The ENUBET Project. A high precision narrow-band neutrino beam
G. Brunetti*, F. Acerbi, G. Ballerini, M. Bonesini, A. Branca, C. Brizzolari,
S. Capelli, S. Carturan, M.G. Catanesi, S. Cecchini, N. Charitonidis, F. Cindolo, G. Collazuol, E. Conti, F.D. Corso, C. Delogu, G.D. Rosa, A. Falcone, B. Goddard, A. Gola, C. Jollet, V. Kain, B. Klicek, Y.G. Kudenko, M. Laveder, A. Longhin, L. Ludovici, E. Lutsenko, L. Magaletti, G. Mandrioli, A. Margotti, V. Mascagna, N. Mauri, L. Meazza, A. Meregaglia, M. Mezzetto, A. Paoloni, M. Pari, E. Parozzi, L. Pasqualini, G. Paternoster, L. Patrizii, M. Pozzato, M. Prest, F. Pupilli, E. Radicioni, C. Riccio, A.C. Ruggeri, C. Scian, G. Sirri, M. Soldani, M. Stipcevic, M. Tenti, F. Terranova, M. Torti, E. Vallazza, F. Velotti, M. Vesco and L. Votanoet al. (click to show)
Pre-published on:
June 10, 2020
Published on:
November 12, 2020
Abstract
The knowledge of initial flux, energy and flavor of neutrino beams is currently the main limitation for a precise measurement of neutrino cross sections.
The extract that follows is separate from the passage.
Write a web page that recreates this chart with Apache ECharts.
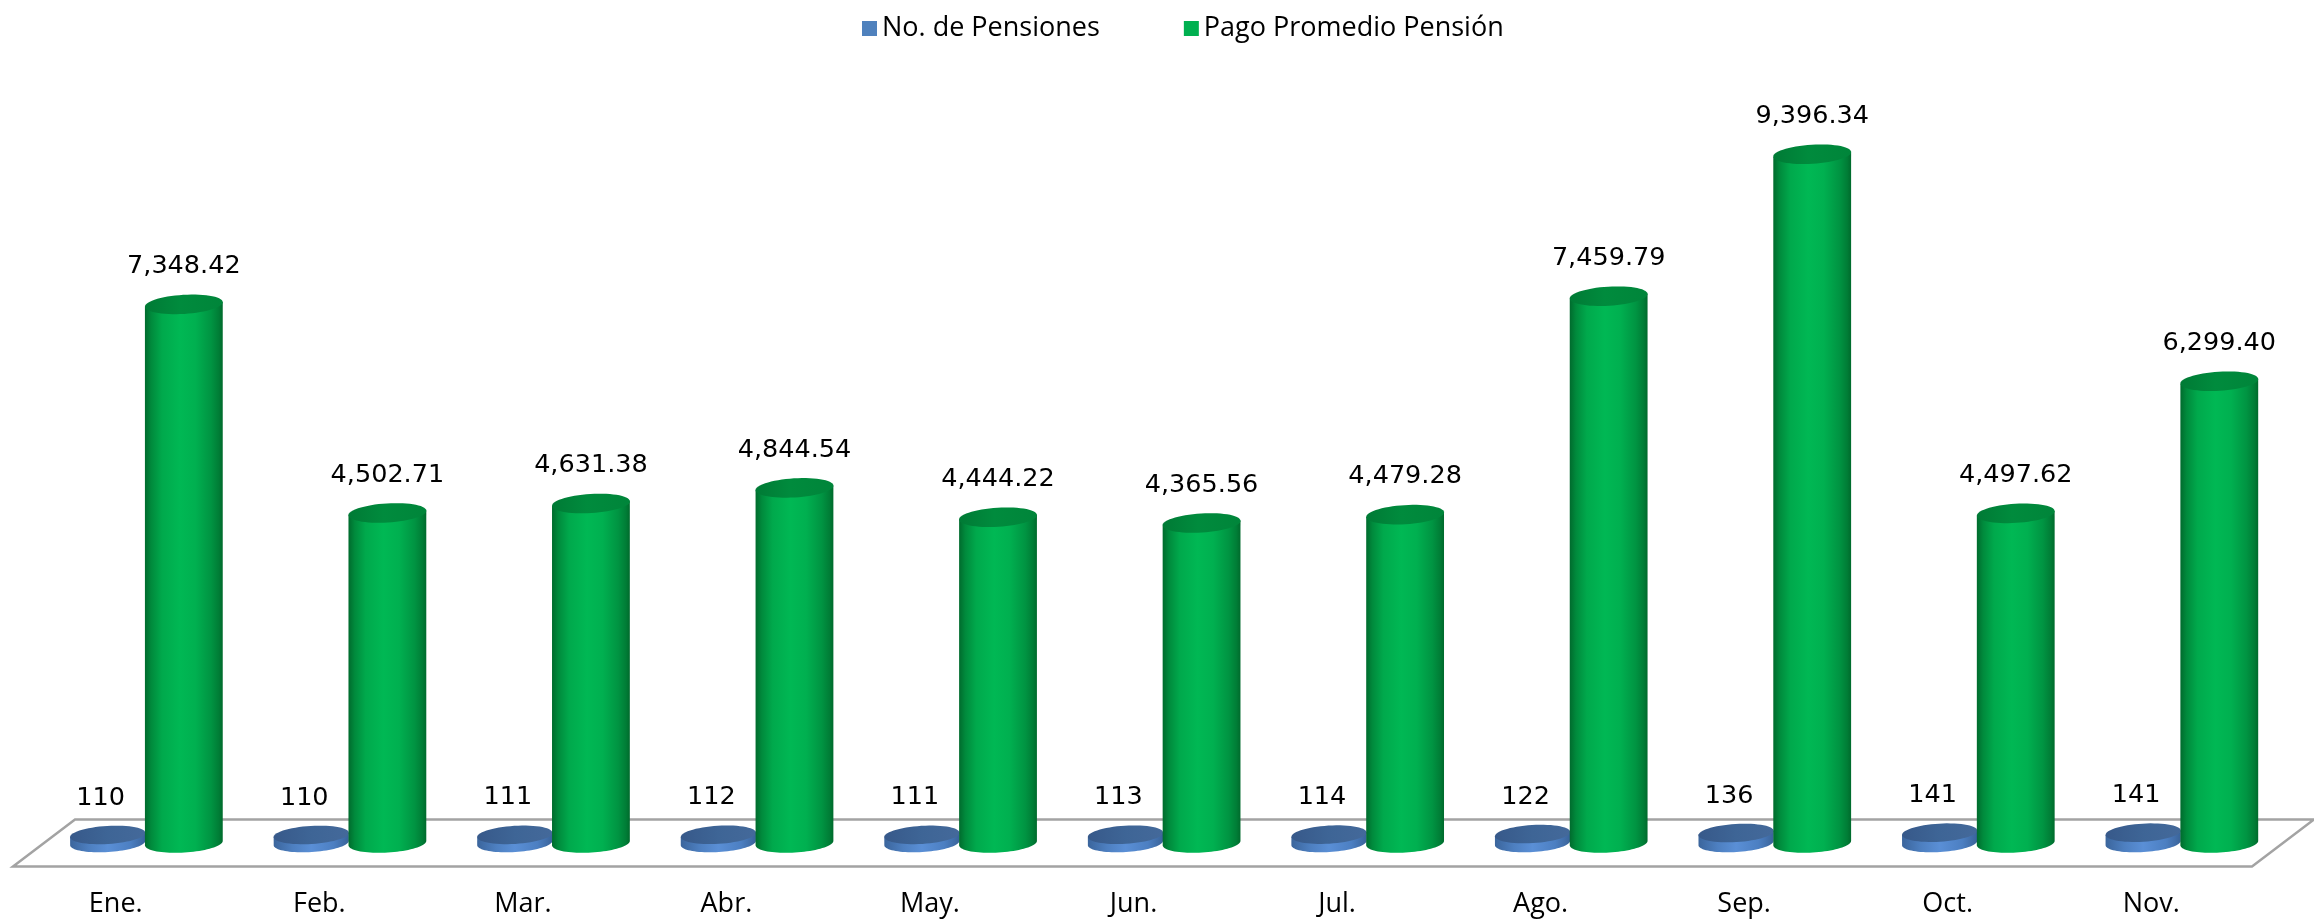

The ENUBET project is studying a facility based on a narrow band neutrino beam capable of constraining the neutrino fluxes normalization through the monitoring of the associated charged leptons in an instrumented decay tunnel. In particular, the identification of large-angle positrons from $K_{e3}$ decays at single particle level can potentially reduce the $\nu_{e}$ flux uncertainty at the level of 1%.
The ENUBET Collaboration presented at EPS-HEP2019 the advances in the design and simulation of the hadron beam line, the performance of positron tagger prototypes tested at CERN beamlines, a full simulation of the positron reconstruction chain and the expected physics reach.